# Short problem
Reproduce the listing below in full and without alteration, apart from its pictures.

<<<<

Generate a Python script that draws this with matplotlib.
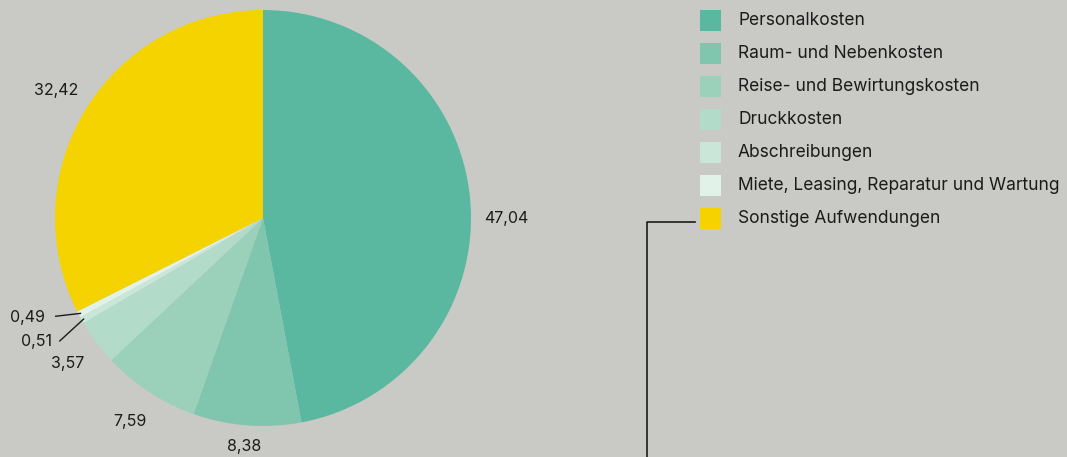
import numpy as np
import matplotlib.pyplot as plt
from matplotlib.patches import Rectangle
from matplotlib.lines import Line2D

plt.rcParams['font.family'] = ['Inter', 'DejaVu Sans']

# data
categories = ['Personalkosten', 'Raum- und Nebenkosten', 'Reise- und Bewirtungskosten',
              'Druckkosten', 'Abschreibungen', 'Miete, Leasing, Reparatur und Wartung',
              'Sonstige Aufwendungen']
values = [47.04, 8.38, 7.59, 3.57, 0.51, 0.49, 32.42]
colors = ['#5ab8a0', '#80c6ae', '#9bd0bb', '#b2dbca', '#c9e6d9', '#e1f2e9', '#f5d300']

bg = '#c9cac5'
txt = '#1b1b1b'
W, H = 1067, 457

fig = plt.figure(figsize=(W / 100, H / 100), dpi=100, facecolor=bg)

# pie axes: centre (263, 218) px, radius 208 px
cx, cy, R = 263, 218, 208
ax = fig.add_axes([(cx - R) / W, (H - cy - R) / H, 2 * R / W, 2 * R / H])
ax.set_facecolor(bg)
wedges, _ = ax.pie(values, colors=colors, startangle=90, counterclock=False,
                   radius=1, wedgeprops=dict(linewidth=0))
ax.set_xlim(-1, 1)
ax.set_ylim(-1, 1)
ax.set_aspect('equal')
ax.axis('off')

# value labels
small_text = {4: (-1.087, -0.596), 5: (-1.13, -0.48)}
ymin = -(H - cy - 11) / R
for i, (w, v) in enumerate(zip(wedges, values)):
    ang = np.deg2rad((w.theta1 + w.theta2) / 2)
    if i == 0:
        ang = 0.0  # label of the big slice sits level with the centre
    lab = f'{v:.2f}'.replace('.', ',')
    if i in small_text:
        tx, ty = small_text[i]
        ex, ey = np.cos(ang), np.sin(ang)
        ax.text(tx, ty, lab, ha='center', va='center', fontsize=11.5, color=txt)
        sx = tx + 0.11
        ax.add_line(Line2D([sx, ex * 0.99], [ty + 0.005, ey * 0.99], color=txt, lw=1))
    else:
        r = 1.17
        tx, ty = r * np.cos(ang), max(r * np.sin(ang), ymin)
        ax.text(tx, ty, lab, ha='center', va='center', fontsize=11.5, color=txt)

# legend
for i, (lab, col) in enumerate(zip(categories, colors)):
    yc = 20.5 + i * 33
    fig.patches.append(Rectangle((700 / W, 1 - (yc + 10.5) / H), 21 / W, 21 / H,
                                 transform=fig.transFigure, facecolor=col,
                                 edgecolor='none'))
    fig.text(738 / W, 1 - yc / H, lab, ha='left', va='center', fontsize=12.5, color=txt)

# connector line
fig.add_artist(Line2D([647 / W, 647 / W, 695 / W], [0, 1 - 222 / H, 1 - 222 / H],
                      transform=fig.transFigure, color=txt, lw=1.2))

fig.savefig('out.png', dpi=100, facecolor=bg)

>>>>

# Solution to this problem
Generate a Python script that draws this with matplotlib.
import numpy as np
import matplotlib.pyplot as plt
from matplotlib.patches import Rectangle
from matplotlib.lines import Line2D

plt.rcParams['font.family'] = ['Inter', 'DejaVu Sans']

# data
categories = ['Personalkosten', 'Raum- und Nebenkosten', 'Reise- und Bewirtungskosten',
              'Druckkosten', 'Abschreibungen', 'Miete, Leasing, Reparatur und Wartung',
              'Sonstige Aufwendungen']
values = [47.04, 8.38, 7.59, 3.57, 0.51, 0.49, 32.42]
colors = ['#5ab8a0', '#80c6ae', '#9bd0bb', '#b2dbca', '#c9e6d9', '#e1f2e9', '#f5d300']

bg = '#c9cac5'
txt = '#1b1b1b'
W, H = 1067, 457

fig = plt.figure(figsize=(W / 100, H / 100), dpi=100, facecolor=bg)

# pie axes: centre (263, 218) px, radius 208 px
cx, cy, R = 263, 218, 208
ax = fig.add_axes([(cx - R) / W, (H - cy - R) / H, 2 * R / W, 2 * R / H])
ax.set_facecolor(bg)
wedges, _ = ax.pie(values, colors=colors, startangle=90, counterclock=False,
                   radius=1, wedgeprops=dict(linewidth=0))
ax.set_xlim(-1, 1)
ax.set_ylim(-1, 1)
ax.set_aspect('equal')
ax.axis('off')

# value labels
small_text = {4: (-1.087, -0.596), 5: (-1.13, -0.48)}
ymin = -(H - cy - 11) / R
for i, (w, v) in enumerate(zip(wedges, values)):
    ang = np.deg2rad((w.theta1 + w.theta2) / 2)
    if i == 0:
        ang = 0.0  # label of the big slice sits level with the centre
    lab = f'{v:.2f}'.replace('.', ',')
    if i in small_text:
        tx, ty = small_text[i]
        ex, ey = np.cos(ang), np.sin(ang)
        ax.text(tx, ty, lab, ha='center', va='center', fontsize=11.5, color=txt)
        sx = tx + 0.11
        ax.add_line(Line2D([sx, ex * 0.99], [ty + 0.005, ey * 0.99], color=txt, lw=1))
    else:
        r = 1.17
        tx, ty = r * np.cos(ang), max(r * np.sin(ang), ymin)
        ax.text(tx, ty, lab, ha='center', va='center', fontsize=11.5, color=txt)

# legend
for i, (lab, col) in enumerate(zip(categories, colors)):
    yc = 20.5 + i * 33
    fig.patches.append(Rectangle((700 / W, 1 - (yc + 10.5) / H), 21 / W, 21 / H,
                                 transform=fig.transFigure, facecolor=col,
                                 edgecolor='none'))
    fig.text(738 / W, 1 - yc / H, lab, ha='left', va='center', fontsize=12.5, color=txt)

# connector line
fig.add_artist(Line2D([647 / W, 647 / W, 695 / W], [0, 1 - 222 / H, 1 - 222 / H],
                      transform=fig.transFigure, color=txt, lw=1.2))

fig.savefig('out.png', dpi=100, facecolor=bg)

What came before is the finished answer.